15. Deeds: Execution and acknowledgment of deed under power of attorney

(May 1, 2000)

When a sealed instrument is executed by an agent or attorney, for the principal, the strict technical rule of the Common Law, which has never been relaxed in England or in this Commonwealth, requires that it be executed in the name of the principal in order to make it his deed" Abbey v. Chase, 6 Cush. 54. As stated in Crocker's Notes on Common Forms, Little Brown & Company (Seventh Edition, 1955), § 351, where A.B. is the principal, a deed beginning "I, C.D.," or "I, C.D. as attorney for A.B." is an improper form as to the granting clause, and will be ineffective as the deed of the principal. The deed should be drafted by reciting in the granting clause the principal's name only, as though there was no power of attorney.
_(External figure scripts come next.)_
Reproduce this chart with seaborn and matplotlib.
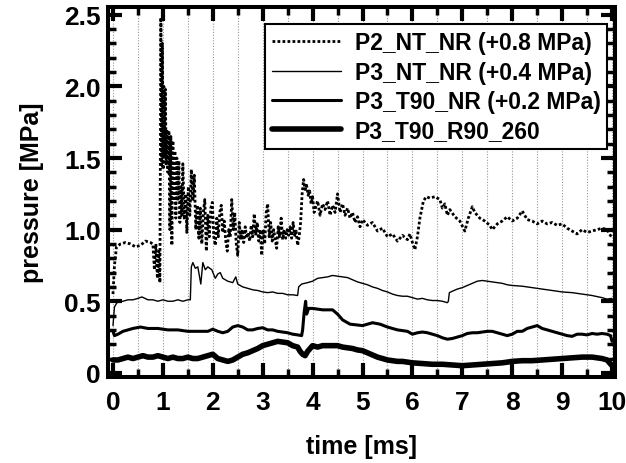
import numpy as np
import pandas as pd
import matplotlib
matplotlib.use("Agg")
import matplotlib.pyplot as plt
import seaborn as sns
from matplotlib.ticker import MultipleLocator

# ---- data ----
t_p2 = [0.0, 0.03, 0.07, 0.15, 0.25, 0.35, 0.45, 0.55, 0.65, 0.75, 0.8, 0.83, 0.86, 0.89, 0.92, 0.94,
        0.96, 0.975, 0.99, 1.005, 1.02, 1.035, 1.05, 1.065, 1.08, 1.10, 1.12, 1.14, 1.16, 1.18, 1.20,
        1.22, 1.24, 1.26, 1.28, 1.30, 1.32, 1.34, 1.36, 1.38, 1.40, 1.43, 1.46, 1.48, 1.51, 1.54, 1.57,
        1.60, 1.63, 1.66, 1.69, 1.72, 1.75, 1.78, 1.81, 1.84, 1.87, 1.90, 1.93, 1.96, 1.99, 2.02, 2.05,
        2.08, 2.11, 2.14, 2.17, 2.20, 2.23, 2.26, 2.29, 2.32, 2.35, 2.38, 2.41, 2.44, 2.47, 2.50, 2.53,
        2.56, 2.59, 2.62, 2.65, 2.68, 2.71, 2.74, 2.77, 2.80, 2.83, 2.86, 2.89, 2.92, 2.95, 2.98, 3.01,
        3.04, 3.07, 3.10, 3.13, 3.16, 3.19, 3.22, 3.25, 3.28, 3.31, 3.34, 3.37, 3.40, 3.43, 3.46, 3.49,
        3.52, 3.55, 3.58, 3.61, 3.64, 3.67, 3.70, 3.73, 3.76, 3.79, 3.82, 3.85, 3.88, 3.91, 3.94, 3.97,
        4.00, 4.03, 4.10, 4.15, 4.20, 4.25,
        4.30, 4.35, 4.40, 4.45, 4.50, 4.55, 4.60, 4.65, 4.70, 4.75, 4.80, 4.85, 4.90, 4.95, 5.00, 5.10,
        5.20, 5.30, 5.40, 5.50, 5.60, 5.70, 5.80, 5.90, 5.95, 6.00, 6.05, 6.10, 6.15, 6.22, 6.28, 6.35,
        6.45, 6.55, 6.60, 6.65, 6.70, 6.75, 6.85, 6.95, 7.05, 7.12, 7.20, 7.25, 7.35, 7.45, 7.55, 7.60,
        7.70, 7.80, 7.90, 8.00, 8.10, 8.20, 8.30, 8.40, 8.50, 8.60, 8.70, 8.80, 8.90, 9.00, 9.10, 9.20,
        9.30, 9.40, 9.50, 9.60, 9.70, 9.80, 9.90, 10.0]
p_p2 = [0.55, 0.75, 0.88, 0.90, 0.91, 0.90, 0.88, 0.89, 0.92, 0.91, 0.90, 0.72, 0.90, 0.66, 0.85, 0.63,
        2.48, 1.45, 2.30, 1.42, 2.00, 1.50, 1.98, 1.45, 1.70, 1.40, 1.69, 1.00, 1.65, 0.89, 1.62,
        1.20, 1.55, 1.08, 1.50, 1.20, 1.48, 1.05, 1.30, 1.10, 1.46, 1.07, 1.25, 0.98, 1.30, 1.10, 1.42,
        1.20, 1.38, 1.00, 1.17, 0.94, 1.15, 0.90, 1.12, 1.21, 0.85, 1.10, 0.95, 1.15, 1.19, 0.95, 0.89,
        1.08, 0.95, 1.12, 1.17, 0.98, 1.06, 0.92, 0.85, 1.00, 0.95, 1.21, 1.00, 1.12, 0.90, 0.82, 1.05,
        0.93, 1.00, 0.91, 1.02, 0.94, 0.98, 0.92, 1.03, 0.95, 1.11, 0.96, 1.05, 0.92, 1.00, 0.82, 1.00,
        0.90, 1.12, 1.18, 0.95, 1.05, 0.92, 1.00, 0.93, 0.87, 1.02, 0.95, 1.08, 0.93, 1.00, 0.94, 1.00,
        0.96, 1.02, 0.94, 1.05, 0.96, 0.99, 0.89, 0.95, 1.05, 1.25, 1.35, 1.28, 1.31, 1.24, 1.27, 1.18,
        1.23, 1.12, 1.20, 1.10, 1.18, 1.14,
        1.20, 1.10, 1.17, 1.12, 1.25, 1.12, 1.18, 1.10, 1.15, 1.08, 1.12, 1.05, 1.09, 1.02, 1.07, 1.03,
        1.05, 0.99, 1.01, 0.95, 0.97, 0.92, 0.96, 0.93, 0.97, 0.91, 0.86, 0.95, 1.08, 1.20, 1.23, 1.22,
        1.23, 1.21, 1.15, 1.18, 1.10, 1.14, 1.09, 1.06, 0.99, 1.08, 1.16, 1.12, 1.08, 1.06, 1.03, 1.00,
        1.04, 1.06, 1.09, 1.06, 1.08, 1.13, 1.07, 1.06, 1.04, 1.06, 1.04, 1.05, 1.03, 1.04, 1.01, 0.99,
        0.97, 1.00, 0.98, 0.99, 1.00, 1.01, 1.00, 0.94]

t_p3nt = [0.0, 0.03, 0.08, 0.2, 0.3, 0.4, 0.5, 0.58, 0.7, 0.8, 0.9, 1.0, 1.1, 1.2, 1.3, 1.4, 1.5, 1.55,
          1.57, 1.6, 1.65, 1.7, 1.76, 1.8, 1.85, 1.9, 1.98, 2.05, 2.1, 2.15, 2.2, 2.3, 2.4, 2.46, 2.5,
          2.6, 2.7, 2.8, 2.9, 3.0, 3.1, 3.2, 3.3, 3.4, 3.5, 3.6, 3.7, 3.72, 3.78, 3.9, 4.0, 4.1, 4.2,
          4.3, 4.4, 4.5, 4.6, 4.7, 4.8, 4.9, 5.0, 5.1, 5.2, 5.3, 5.4, 5.5, 5.6, 5.7, 5.8, 5.9, 6.0,
          6.1, 6.2, 6.3, 6.4, 6.5, 6.6, 6.7, 6.72, 6.74, 6.8, 6.9, 7.0, 7.1, 7.2, 7.3, 7.4, 7.5, 7.6,
          7.7, 7.8, 7.9, 8.0, 8.2, 8.4, 8.6, 8.8, 9.0, 9.2, 9.4, 9.6, 9.8, 9.9, 10.0]
p_p3nt = [0.33, 0.46, 0.49, 0.50, 0.51, 0.51, 0.52, 0.53, 0.51, 0.51, 0.50, 0.51, 0.50, 0.50, 0.51, 0.50, 0.51, 0.51,
          0.74, 0.77, 0.73, 0.74, 0.62, 0.77, 0.72, 0.74, 0.72, 0.66, 0.69, 0.70, 0.66, 0.64, 0.63, 0.67, 0.62,
          0.60, 0.59, 0.58, 0.575, 0.565, 0.56, 0.565, 0.555, 0.555, 0.545, 0.545, 0.54, 0.60, 0.62, 0.63, 0.64, 0.66, 0.665,
          0.67, 0.68, 0.675, 0.67, 0.665, 0.65, 0.635, 0.625, 0.615, 0.60, 0.59, 0.575, 0.565, 0.55, 0.54, 0.535, 0.535, 0.525,
          0.515, 0.52, 0.51, 0.505, 0.505, 0.50, 0.49, 0.50, 0.56, 0.57, 0.585, 0.595, 0.61, 0.625, 0.64, 0.645, 0.64, 0.635,
          0.63, 0.625, 0.615, 0.61, 0.605, 0.595, 0.585, 0.575, 0.565, 0.56, 0.55, 0.54, 0.525, 0.515, 0.52]

t_t90 = [0.0, 0.03, 0.1, 0.2, 0.3, 0.4, 0.55, 0.7, 0.9, 1.1, 1.3, 1.5, 1.7, 1.9, 2.0, 2.1, 2.2, 2.3,
         2.4, 2.5, 2.6, 2.7, 2.8, 2.9, 3.0, 3.1, 3.2, 3.3, 3.4, 3.5, 3.6, 3.7, 3.78, 3.8, 3.83, 3.86,
         3.88, 3.92, 4.0, 4.2, 4.4, 4.5, 4.6, 4.75, 5.0, 5.2, 5.35, 5.5, 5.7, 5.9, 6.0, 6.1, 6.2, 6.3,
         6.4, 6.5, 6.6, 6.7, 6.8, 6.9, 7.0, 7.1, 7.2, 7.3, 7.4, 7.5, 7.6, 7.7, 7.8, 7.9, 8.0, 8.1, 8.2,
         8.3, 8.4, 8.5, 8.6, 8.7, 8.8, 8.9, 9.0, 9.1, 9.2, 9.3, 9.4, 9.5, 9.6, 9.7, 9.8, 9.9, 9.97, 10.0]
p_t90 = [0.29, 0.26, 0.27, 0.29, 0.30, 0.31, 0.32, 0.31, 0.31, 0.30, 0.30, 0.29, 0.29, 0.29, 0.305, 0.29, 0.28, 0.29,
         0.32, 0.33, 0.32, 0.30, 0.30, 0.31, 0.315, 0.30, 0.30, 0.29, 0.285, 0.28, 0.27, 0.265, 0.26, 0.30, 0.42, 0.50,
         0.41, 0.45, 0.45, 0.44, 0.44, 0.41, 0.37, 0.34, 0.33, 0.35, 0.34, 0.32, 0.30, 0.29, 0.27, 0.28, 0.285, 0.28,
         0.27, 0.26, 0.245, 0.235, 0.24, 0.25, 0.26, 0.275, 0.28, 0.28, 0.285, 0.29, 0.29, 0.28, 0.27, 0.26, 0.27, 0.29, 0.29,
         0.31, 0.32, 0.33, 0.31, 0.30, 0.29, 0.28, 0.27, 0.26, 0.255, 0.27, 0.27, 0.265, 0.275, 0.27, 0.275, 0.27, 0.26, 0.22]

t_r90 = [0.0, 0.1, 0.2, 0.3, 0.4, 0.5, 0.6, 0.7, 0.8, 0.9, 1.0, 1.1, 1.2, 1.3, 1.4, 1.5, 1.6, 1.7, 1.8,
         1.9, 2.0, 2.1, 2.2, 2.3, 2.4, 2.5, 2.6, 2.7, 2.8, 2.9, 3.0, 3.1, 3.2, 3.3, 3.4, 3.5, 3.6, 3.7,
         3.75, 3.8, 3.85, 3.9, 4.0, 4.1, 4.2, 4.3, 4.4, 4.5, 4.6, 4.7, 4.8, 4.9, 5.0, 5.1, 5.2, 5.3,
         5.4, 5.5, 5.6, 5.7, 5.8, 5.9, 6.0, 6.2, 6.4, 6.6, 6.8, 7.0, 7.2, 7.4, 7.6, 7.8, 8.0, 8.2,
         8.4, 8.6, 8.8, 9.0, 9.2, 9.4, 9.6, 9.8, 9.9, 10.0]
p_r90 = [0.09, 0.09, 0.10, 0.11, 0.10, 0.11, 0.12, 0.11, 0.11, 0.12, 0.11, 0.10, 0.11, 0.10, 0.10, 0.11, 0.10, 0.10, 0.11,
         0.12, 0.13, 0.10, 0.09, 0.08, 0.09, 0.11, 0.13, 0.14, 0.155, 0.17, 0.19, 0.20, 0.21, 0.22, 0.215, 0.21, 0.19, 0.18,
         0.15, 0.13, 0.12, 0.15, 0.19, 0.18, 0.19, 0.19, 0.19, 0.19, 0.18, 0.175, 0.17, 0.16, 0.155, 0.14, 0.125, 0.11,
         0.10, 0.09, 0.085, 0.08, 0.08, 0.075, 0.07, 0.065, 0.06, 0.06, 0.055, 0.05, 0.055, 0.06, 0.065, 0.07, 0.08, 0.085,
         0.085, 0.09, 0.095, 0.10, 0.105, 0.11, 0.11, 0.10, 0.09, 0.05]

labels = ["P2_NT_NR (+0.8 MPa)", "P3_NT_NR (+0.4 MPa)", "P3_T90_NR (+0.2 MPa)", "P3_T90_R90_260"]
x_ticks = list(range(0, 11))
y_ticks = [0, 0.5, 1.0, 1.5, 2.0, 2.5]
y_ticklabels = ["0", "0.5", "1.0", "1.5", "2.0", "2.5"]

# ---- style ----
sns.set_style("ticks")
plt.rcParams['font.family'] = ['Liberation Sans', 'DejaVu Sans']
plt.rcParams['font.weight'] = 'bold'
plt.rcParams['text.color'] = 'black'
plt.rcParams['axes.labelcolor'] = 'black'
plt.rcParams['xtick.color'] = 'black'
plt.rcParams['ytick.color'] = 'black'
plt.rcParams['xtick.labelcolor'] = 'black'
plt.rcParams['ytick.labelcolor'] = 'black'

fig = plt.figure(figsize=(6.26, 4.64), dpi=100)
ax = fig.add_axes([0.1725, 0.185, 0.81, 0.798])

series = [(t_p2, p_p2, (0, (1, 0.8)), 2.0),
          (t_p3nt, p_p3nt, '-', 1.0),
          (t_t90, p_t90, '-', 2.2),
          (t_r90, p_r90, '-', 4.0)]

for (tt, pp, ls, lw), lab in zip(series, labels):
    df = pd.DataFrame({"time": tt, "pressure": pp})
    sns.lineplot(data=df, x="time", y="pressure", ax=ax, color="black",
                 linestyle=ls, linewidth=lw, label=lab, estimator=None, sort=False)

ax.set_xlim(-0.1, 10.06)
ax.set_ylim(-0.03, 2.555)
ax.set_xticks(x_ticks)
ax.set_yticks(y_ticks)
ax.set_yticklabels(y_ticklabels)
ax.xaxis.set_minor_locator(MultipleLocator(0.5))
ax.yaxis.set_minor_locator(MultipleLocator(0.1))

for xv in np.arange(0, 10.01, 0.5):
    ax.axvline(xv, color="#999999", linestyle=(0, (1, 1.5)), linewidth=0.8, zorder=0)

for sp in ax.spines.values():
    sp.set_linewidth(2.9)
    sp.set_color("black")
    sp.set_visible(True)

ax.tick_params(which='major', direction='in', length=10, width=3.0, top=True, right=True,
               labelsize=19, colors='black')
ax.tick_params(axis='x', which='major', pad=9)
ax.tick_params(axis='y', which='major', pad=5)
ax.tick_params(which='minor', direction='in', length=6, width=2.5, top=True, right=True, colors='black')
for lab in ax.get_xticklabels() + ax.get_yticklabels():
    lab.set_fontweight('bold')
    lab.set_color('black')

ax.set_xlabel("time [ms]", fontsize=18, fontweight='bold', labelpad=15, color='black')
ax.set_ylabel("pressure [MPa]", fontsize=18, fontweight='bold', labelpad=15, color='black')

leg = ax.legend(loc='upper right', bbox_to_anchor=(0.985, 0.953),
                frameon=True, fancybox=False, framealpha=1, edgecolor='black',
                handlelength=3.0, handletextpad=0.6, borderpad=0.3, labelspacing=0.28,
                borderaxespad=0.0, prop={'weight': 'bold', 'size': 16.5})
leg.get_frame().set_linewidth(1.5)
for txt in leg.get_texts():
    txt.set_color('black')

fig.savefig("out.png", dpi=100)
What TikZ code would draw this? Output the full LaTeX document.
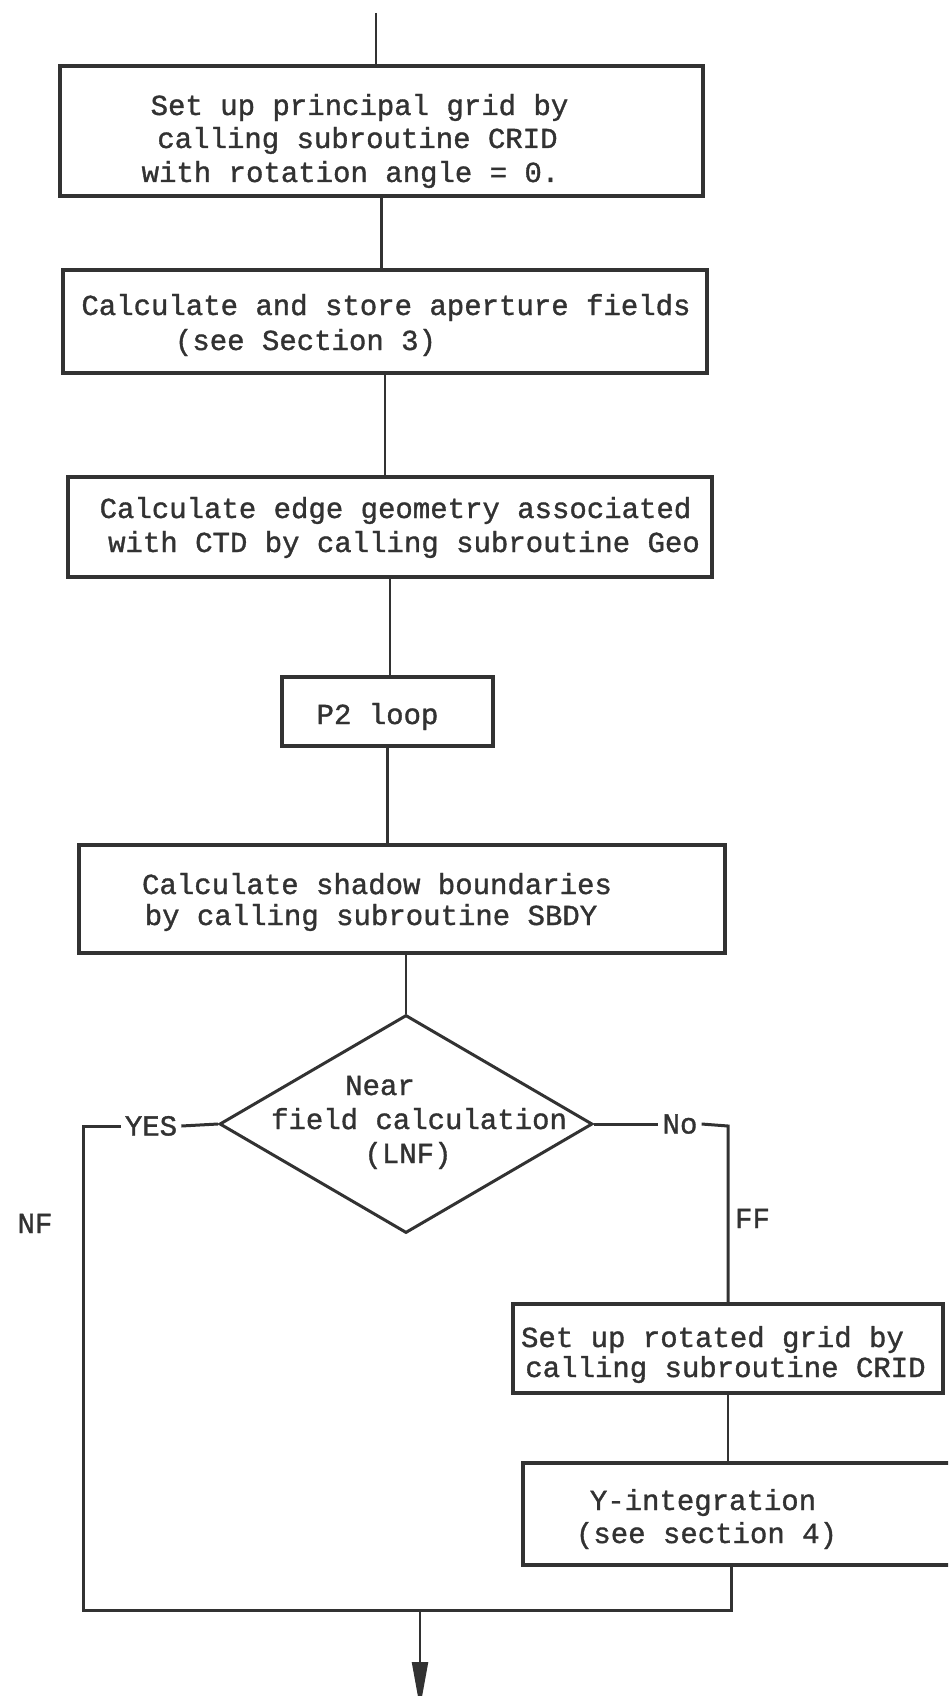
\documentclass[tikz,border=0pt]{standalone}
\usepackage{fontspec}
\setmonofont[FakeBold=1.2]{Liberation Mono}
\usetikzlibrary{shapes.geometric,arrows.meta,calc}
\definecolor{ink}{RGB}{50,50,50}
\begin{document}
\begin{tikzpicture}[x=1pt,y=-1pt,
  box/.style={draw=ink, line width=3.4pt, rectangle, inner sep=0pt},
  decision/.style={draw=ink, line width=3pt, diamond, inner sep=0pt},
  conn/.style={draw=ink, line width=2.2pt},
  loopline/.style={draw=ink, line width=3pt},
  txt/.style={font=\fontsize{29}{33}\selectfont\ttfamily, text=ink, inner sep=0pt, anchor=base},
  lbl/.style={font=\fontsize{29}{33}\selectfont\ttfamily, text=ink, inner xsep=4pt, inner ysep=0pt,
              text height=19pt, text depth=0pt, anchor=center}]
\useasboundingbox (0,0) rectangle (948,1696);
\clip (0,0) rectangle (948,1696);

% process boxes
\node[box, minimum width=643pt, minimum height=130pt] (b1) at (381.5,131) {};
\node[box, minimum width=644pt, minimum height=103pt] (b2) at (385,321.5) {};
\node[box, minimum width=644pt, minimum height=100pt] (b3) at (390,527) {};
\node[box, minimum width=211pt, minimum height=69pt]  (b4) at (387.5,711.5) {};
\node[box, minimum width=646pt, minimum height=108pt] (b5) at (402,899) {};
\node[decision, minimum width=373pt, minimum height=218pt] (d) at (406,1124) {};
\node[box, minimum width=430pt, minimum height=89pt]  (b6) at (728,1348.5) {};
\node[box, minimum width=457pt, minimum height=102pt] (b7) at (751.5,1514) {};

% box texts
\node[txt] (t1a) at (359.5,115) {Set up principal grid by};
\node[txt] (t1b) at (357.5,148) {calling subroutine CRID};
\node[txt] (t1c) at (350.5,182) {with rotation angle = 0.};
\node[txt] (t2a) at (386,315) {Calculate and store aperture fields};
\node[txt] (t2b) at (305.5,350) {(see Section 3)};
\node[txt] (t3a) at (395.5,518) {Calculate edge geometry associated};
\node[txt] (t3b) at (404,552) {with CTD by calling subroutine Geo};
\node[txt] (t4)  at (377.5,724) {P2 loop};
\node[txt] (t5a) at (377,894) {Calculate shadow boundaries};
\node[txt] (t5b) at (371,925) {by calling subroutine SBDY};
\node[txt] (tda) at (380,1095) {Near};
\node[txt] (tdb) at (419,1129) {field calculation};
\node[txt] (tdc) at (408,1163) {(LNF)};
\node[txt] (t6a) at (712.5,1347) {Set up rotated grid by};
\node[txt] (t6b) at (725.5,1377) {calling subroutine CRID};
\node[txt] (t7a) at (703,1510) {Y-integration};
\node[txt] (t7b) at (706.5,1543) {(see section 4)};

% branch labels
\node[lbl] (yes) at (151,1126) {YES};
\node[lbl] (no)  at (680,1124) {No};
\node[txt] (nf)  at (35,1233) {NF};
\node[txt] (ff)  at (752.5,1228) {FF};

% free ends and corners
\coordinate (start) at (376,13);
\coordinate (nfc) at (83,1126);
\coordinate (nfb) at (83,1610);
\coordinate (ffb) at (731,1610);
\coordinate (ffc) at (728,1126);
\coordinate (outp) at (420,1610);
\coordinate (endp) at (420,1708);

% main sequence
\draw[conn] (start) -- (start |- b1.north);
\draw[conn] (b1.south) -- (b1.south |- b2.north);
\draw[conn] (b2.south) -- (b2.south |- b3.north);
\draw[conn] (b3.south) -- (b3.south |- b4.north);
\draw[conn] (b4.south) -- (b4.south |- b5.north);
\draw[conn] (d.north |- b5.south) -- (d.north);

% near-field branch
\draw[loopline] (d.west) -- (yes.east);
\draw[loopline] (yes.west) -- (nfc) -- (nfb) -- (ffb) -- (ffb |- b7.south);

% far-field branch
\draw[loopline] (d.east) -- (no.west);
\draw[loopline] (no.east) -- (ffc) -- (ffc |- b6.north);
\draw[conn] (b6.south) -- (b6.south |- b7.north);

% exit
\draw[conn, -{Triangle[length=46pt,width=16pt]}] (outp) -- (endp);
\end{tikzpicture}
\end{document}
As far as the execution of the instrument, the signature should be as noted below. We'll assume that Mary Doe is the principal and that John Doe is her attorney in fact under a power of attorney:

/s/ Mary Doe
by John Doe her Attorney in Fact
under Power of Attorney,
recorded with (Registry of Deeds)
Book---, Page---

In this instance John will actually sign Mary's name. Although the above form is the preferred one, the signature "John Doe for Mary Doe" would seem to be satisfactory. See Mussey v. Scott, 7 Cush. 215.

The acknowledgment, like the deed, should be that of the principal (albeit through the act of the agent), as follows:

Then personally appeared the aforementioned John Doe and acknowledged the foregoing instrument to be the free act and deed of Mary Doe.